08.01.2022 Good evening all you tax payers! Tonight’s topic is on private health insurance and how having it may reduce the amount of tax you have to pay. In Australia, tax payers with an income exceeding $27,475 will pay 2% of their taxable income for Medicare levy. So for the Australian earning the average salary of $82,000, you will pay $1,640 towards our Medicare service. However, if you are not covered by private health insurance and your adjusted taxable income (which adds back ...rental losses, fringe benefits tax and reportable superannuation amounts) exceeds $90,000 for singles and $180,000 for families, then you will be slugged an additional Medicare levy surcharge. The rates range from 1% to 1.5% depending on your income level. This could add up to thousands of dollars for nothing! If your income levels exceed the above thresholds, or you are approaching these levels, then it may be a good idea to check out the cost of a basic private health insurance policy. Just as an aside, I highly recommend iSelect for quotes for your insurance policies. Even if you are currently covered by a policy, it doesn’t hurt to have a free review to make sure you are covered for what you need to be and not covered for what you don’t!
07.01.2022 This week’s tax tips is brought to you from my couch following our Christmas party last night.

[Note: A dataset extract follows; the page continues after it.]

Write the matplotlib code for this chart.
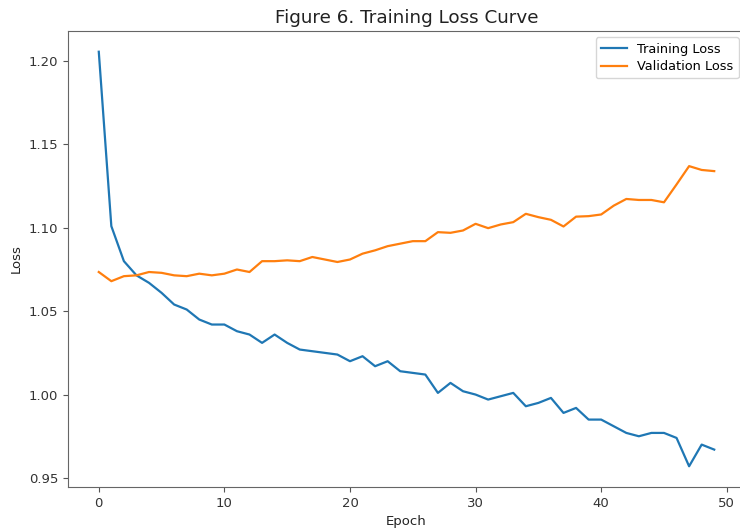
import matplotlib
matplotlib.use("Agg")
import matplotlib.pyplot as plt

epochs = list(range(50))
train_loss = [1.2056, 1.101, 1.080, 1.0715, 1.067, 1.061, 1.054, 1.051, 1.045, 1.042,
              1.042, 1.038, 1.036, 1.031, 1.036, 1.031, 1.027, 1.026, 1.025, 1.024,
              1.020, 1.023, 1.017, 1.020, 1.014, 1.013, 1.012, 1.001, 1.007, 1.002,
              1.000, 0.997, 0.999, 1.001, 0.993, 0.995, 0.998, 0.989, 0.992, 0.985,
              0.985, 0.981, 0.977, 0.975, 0.977, 0.977, 0.974, 0.957, 0.970, 0.967]
val_loss = [1.0735, 1.068, 1.071, 1.0715, 1.0735, 1.073, 1.0715, 1.071, 1.0725, 1.0715,
            1.0725, 1.075, 1.0735, 1.080, 1.080, 1.0805, 1.080, 1.0825, 1.081, 1.0795,
            1.081, 1.0845, 1.0865, 1.089, 1.0905, 1.092, 1.092, 1.0974, 1.097, 1.0984,
            1.1024, 1.0998, 1.102, 1.1034, 1.1084, 1.1064, 1.1048, 1.1008, 1.1067, 1.107,
            1.108, 1.1133, 1.1173, 1.1167, 1.1167, 1.1153, 1.126, 1.137, 1.1347, 1.134]

title = "Figure 6. Training Loss Curve"
xlabel = "Epoch"
ylabel = "Loss"
labels = ["Training Loss", "Validation Loss"]

fig = plt.figure(figsize=(7.40, 5.29), dpi=100)
W, H = 740, 529
left, right, top, bottom = 68, 745, 31, 487
ax = fig.add_axes([left / W, 1 - bottom / H, (right - left) / W, (bottom - top) / H])

ax.plot(epochs, train_loss, color="#1f77b4", lw=1.6, label=labels[0])
ax.plot(epochs, val_loss, color="#ff7f0e", lw=1.6, label=labels[1])

ax.set_title(title, fontsize=13.2, color="#222222")
ax.set_xlabel(xlabel, fontsize=9.5, color="#222222")
ax.set_ylabel(ylabel, fontsize=9.5, color="#222222")
ax.tick_params(labelsize=9.5, labelcolor="#333333", color="#555555")
for s in ax.spines.values():
    s.set_color("#666666")
ax.spines["right"].set_visible(False)
ax.legend(fontsize=9.3, loc="upper right", labelspacing=0.35)

fig.savefig("out.png", dpi=100)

This week’s tax tip is don’t drink and then you won’t pay alcohol excise tax.
02.01.2022 This week’s topic is claiming motor vehicle expenses. Again, apologies for the lateness, we have had some lovely weekend visitors (Tony Moore, Sandra Moore and Nick Muller). There are two methods of claiming your car expenses. The first method and easiest one is the cents per kilometre method. This allows you to claim $0.66 for every work related km you travel, up to a maximum of 5,000 kms. Work related travel includes to and from your place of employment to see clients, to... see suppliers, to site offices and you can even claim for popping in to see your lovely accountant. Travel to and from home is normally personal, but there are some limited times when you can claim travel to and from home, for example if you are required to transport bulky tools or equipment, but these rules are very specific and quite hard to meet. In the event of a tax audit, you will be required to prove how you calculated the number of kms. This could include time sheets, logbooks, or diary records. The second method is the logbook method. This method can only be used where you travel more than 5,000 work related kms. It requires you to keep a logbook for 12 weeks. This period must be representative of the whole year’s travel. The logbook can last for up to 5 years provided your travel circumstances don’t change. This logbook allows us to calculate the work usage percentage. You can purchase a logbook or you can use the myDeductions tool in the ATO app. You must then keep records and receipts of the whole year’s car expenses including petrol, registration, insurance, repairs and maintenance, service costs etc. The sum of these expenses are multiplied by the work percentage per the logbook to give us our tax deduction. Every though the logbook lasts five years, expense records must be kept each year. ATO audit activity is very prevalent on these expenses this year. You must ensure that you have all of the necessary records whichever method you choose. Safe travels!!